6. Uma independência relativa
A independência não alterou a estrutura econômica e social que caracterizava a antiga colônia. Foram mantidos a economia agroexportadora, a monocultura praticada em grandes propriedades, o trabalho escravo e a dependência externa.
No texto a seguir, o economista Celso Furtado (1920-2004) discute a relação do Brasil com a Inglaterra após o processo de independência. “A forma peculiar como se processou a independência da América portuguesa teve consequências fundamentais no seu subsequente desenvolvimento.
Transferindo-se o governo português para o Brasil sob a proteção britânica e operando-se a independência sem descontinuidade na chefia do governo, os privilégios econômicos de que se beneficiava a Grã-Bretanha em Portugal transferiram-se automaticamente para o Brasil independente.
Com efeito, se bem haja conseguido separar-se de Portugal em 1822, o Brasil necessitou de vários decênios mais para eliminar a tutelagem que, graças a sólidos acordos internacionais, mantinha sobre ele a Grã-Bretanha. Esses acordos foram firmados em momentos difíceis e constituíam, dentro da tradição das relações luso-britânicas, pagamentos em privilégios econômicos de importantes favores políticos.

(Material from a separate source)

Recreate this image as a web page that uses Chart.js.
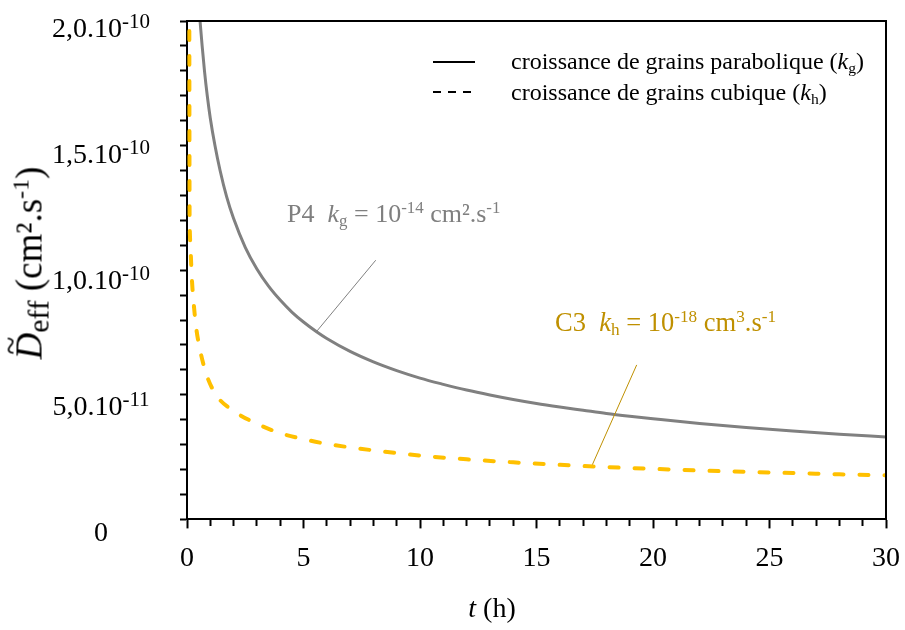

Os acordos de 1810 foram firmados contra a garantia da Grã-Bretanha de que nenhum governo imposto por Napoleão em Portugal seria reconhecido.
Por eles se transferiram para o Brasil todos os privilégios de que gozavam os britânicos em Portugal – inclusive os de extraterritorialidade – e se lhes reconhecia uma tarifa preferencial. Tudo indica que, negociando esses acordos, o governo português tinha estritamente em vista a continuidade da casa reinante em Portugal, enquanto os britânicos se preocupavam em firmar-se definitivamente na colônia, cujas perspectivas comerciais eram bem mais promissoras que as de Portugal.” FURTADO, Celso. Formação econômica do Brasil. 37. ed. São Paulo: Companhia das Letras, 2007. p. 36-37.